Directed by Robert Altman.
Starring Philip Baker Hall.
In a Nutshell: A fictionalized portrayal of former President Nixon’s reflections.

What sort of truth can be ascertained within fiction? Particularly when it so brazenly skews well-documented fact? Secret Honor attempts this, showcasing a memoir, drunkenly dictated by Richard Nixon (Philip Baker Hall). The account is near-complete fabrication, but portrayed as if it could have happened. Nixon himself is not quite the man we know, more of an expansion on his public persona. Though that would in fact make him a more familiar figure than the “real” Nixon; self-righteous, bitter and willing to stand before the American people their victim. Hall treads that line between embodiment and impersonation in a similar vein, running the emotional gamut to near apoplexy (not a criticism per se, but a clear example of how jarring stage acting can sometimes feel on film). He veers from emotional high to low, dotted with sputtering digressions and unconscious profanity, expertly exposing Nixon’s wounds underneath.

Ever the dependable “actor’s director,” Altman observes with little fanfare.

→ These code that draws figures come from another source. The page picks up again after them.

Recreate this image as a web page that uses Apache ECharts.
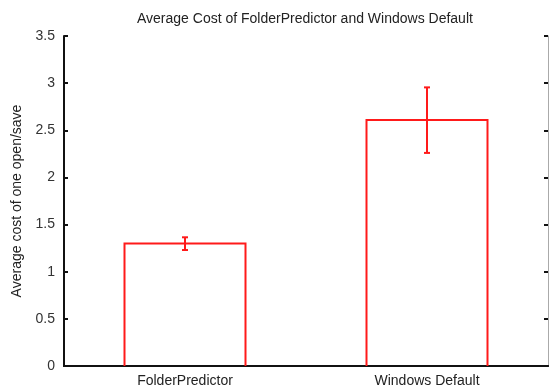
<!DOCTYPE html>
<html>
<head>
<meta charset="utf-8">
<script src="https://cdn.jsdelivr.net/npm/echarts@6/dist/echarts.min.js"></script>
<style>
html,body{margin:0;padding:0;background:#fff;}
#chart{width:549px;height:388px;}
</style>
</head>
<body>
<div id="chart"></div>
<script>
var categories = ['FolderPredictor', 'Windows Default'];
var meanCost = [1.30, 2.61];
var errLow = [1.23, 2.26];
var errHigh = [1.365, 2.955];
var yTicks = [0, 0.5, 1, 1.5, 2, 2.5, 3, 3.5];

var chart = echarts.init(document.getElementById('chart'));
var font = 'Liberation Sans, Arial, sans-serif';

var barData = categories.map(function (c, i) { return [i, meanCost[i]]; });
var errData = categories.map(function (c, i) { return [i, errLow[i], errHigh[i]]; });

chart.setOption({
  animation: false,
  backgroundColor: '#fff',
  title: {
    text: 'Average Cost of FolderPredictor and Windows Default',
    left: 132, top: 7,
    textStyle: { fontFamily: font, fontSize: 14, fontWeight: 'normal', color: '#222' }
  },
  grid: { left: 64, top: 36, right: 1, bottom: 22 },
  xAxis: [{
    type: 'category', data: categories, position: 'bottom',
    axisLine: { lineStyle: { color: '#111', width: 2 } },
    axisTick: { show: false },
    axisLabel: { fontFamily: font, fontSize: 14, color: '#222', margin: 8 },
    splitLine: { show: false }
  }, {
    type: 'category', data: categories, position: 'top',
    axisLine: { lineStyle: { color: '#111', width: 2 } },
    axisTick: { show: false }, axisLabel: { show: false }
  }],
  yAxis: [{
    type: 'value', min: 0, max: 3.5, interval: 0.5,
    name: 'Average cost of one open/save', nameLocation: 'middle', nameGap: 30,
    nameTextStyle: { fontFamily: font, fontSize: 14, color: '#222' },
    axisLine: { show: true, lineStyle: { color: '#111', width: 2 } },
    axisTick: { show: true, inside: true, length: 4, lineStyle: { color: '#111', width: 2 } },
    axisLabel: { fontFamily: font, fontSize: 14, color: '#333', margin: 9,
      formatter: function (v) { return String(v); } },
    splitLine: { show: false }
  }, {
    type: 'value', min: 0, max: 3.5, interval: 0.5, position: 'right',
    axisLine: { show: true, lineStyle: { color: '#aaa', width: 1 } },
    axisTick: { show: true, inside: true, length: 4, lineStyle: { color: '#111', width: 2 } },
    axisLabel: { show: false }, splitLine: { show: false }
  }],
  series: [{
    type: 'custom', xAxisIndex: 0, yAxisIndex: 0, z: 1,
    data: barData,
    renderItem: function (params, api) {
      var base = api.coord([api.value(0), 0]);
      var top = api.coord([api.value(0), api.value(1)]);
      var w = api.size([1, 0])[0] * 0.5;
      var x0 = base[0] - w / 2, x1 = base[0] + w / 2;
      return {
        type: 'polyline',
        shape: { points: [[x0, base[1]], [x0, top[1]], [x1, top[1]], [x1, base[1]]] },
        style: { stroke: '#ff1a1a', lineWidth: 2, fill: null }
      };
    }
  }, {
    type: 'custom', xAxisIndex: 0, yAxisIndex: 0, z: 3,
    data: errData,
    renderItem: function (params, api) {
      var lo = api.coord([api.value(0), api.value(1)]);
      var hi = api.coord([api.value(0), api.value(2)]);
      var cw = 3;
      return {
        type: 'group',
        children: [
          { type: 'line', shape: { x1: lo[0], y1: lo[1], x2: hi[0], y2: hi[1] }, style: { stroke: '#ff1a1a', lineWidth: 2 } },
          { type: 'line', shape: { x1: lo[0] - cw, y1: lo[1], x2: lo[0] + cw, y2: lo[1] }, style: { stroke: '#ff1a1a', lineWidth: 2 } },
          { type: 'line', shape: { x1: hi[0] - cw, y1: hi[1], x2: hi[0] + cw, y2: hi[1] }, style: { stroke: '#ff1a1a', lineWidth: 2 } }
        ]
      };
    }
  }]
});
</script>
</body>
</html>
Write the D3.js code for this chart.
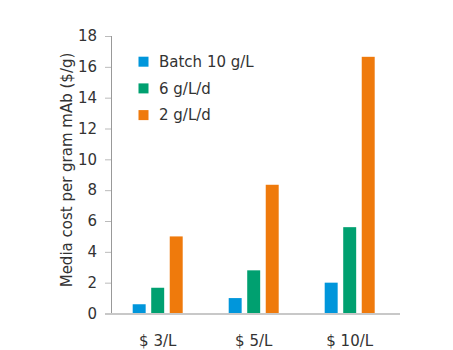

Though he does restate one noticeable motif; Nixon’s image in a television monitor; a parallel to his own self-created image, now washed out and trapped in recorded history. This image created by Altman, Hall and writers Donald Freed and Arnold M. Stone (the latter a former lawyer for the Justice Department and the National Security Agency) is able balance both sides of the political spectrum. Nixon is still the left’s adversary, but abused by his friends on the right into a man willing to extend the Vietnam War for drug money. This Nixon can only absolve himself by his own hand and the movie presents an intriguing invention to the Watergate scandal. Without aligning with any real history, it does well to exploring the shady moral waters that run our country, and what sort of man it produced. Or could have produced and probably did anyhow.